Bioethanol from Miscanthus × giganteus: A Comparative Study of Different Pretreatment Technologies

Second-generation bioethanol technology is based on renewable raw materials with an unlimited potential for replenishment. However, the production cost of second-generation bioethanol is still higher than that of the first-generation. Biomass pretreatment is a key challenge, and solving it will improve the technology efficiency. In this study, Miscanthus × giganteus from the Russian breeding stock was subjected to pretreatments with dilute HNO3 under atmospheric pressure.
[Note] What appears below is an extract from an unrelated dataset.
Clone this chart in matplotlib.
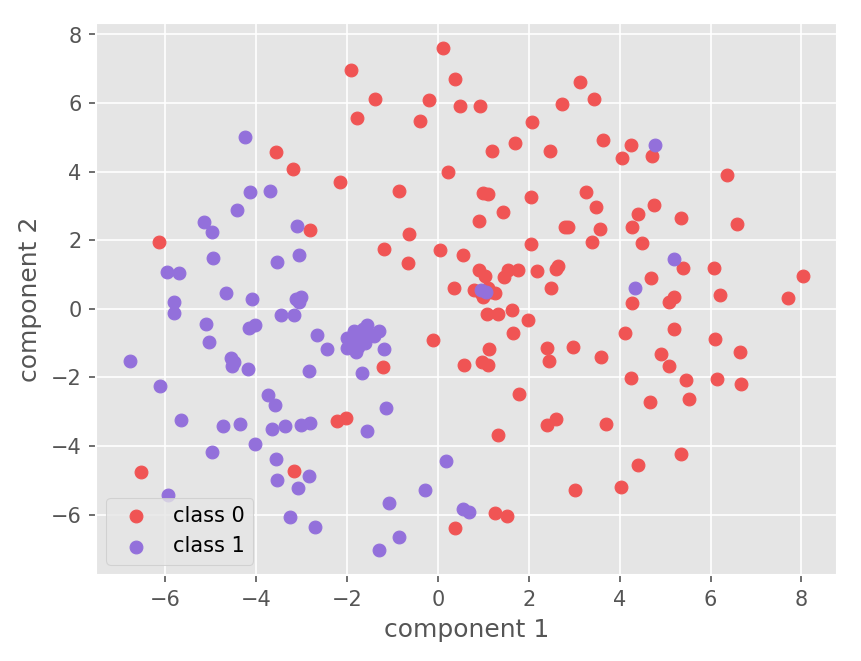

Pretreatments were carried out either as a single stage (HNO3) or as two stages ((i) HNO3 followed by NaOH, and (ii) NaOH followed by HNO3). Classical delignification with NaOH was also performed for comparison. Simultaneous saccharification and fermentation with delayed inoculation (dSSF) was then performed under identical conditions, with Saccharomyces cerevisiae Y-3136 as the microbial producer. Two-stage pretreatments were found to excel in purity, pulp composition, pulp conversion, bioethanol yield during fermentation, and raw bioethanol purity (impurities decreased by a factor of 21 compared to NaOH delignification). However, fermentation indicators are not the only critical aspect in bioethanol production technology. The complete cycle from Miscanthus × giganteus feedstock to the target bioethanol product was evaluated. The single-stage pretreatment with HNO3 performed best among the tested conditions. The HNO3 pretreatment achieved a 50% yield of pulps and a maximal bioethanol yield of 267 L/t, which is 44% higher compared to NaOH delignification. Furthermore, the HNO3 pretreatment enables savings in resources and electric power, as well as full commercial utilization of all polymers of the lignocellulosic matrix of the feedstock.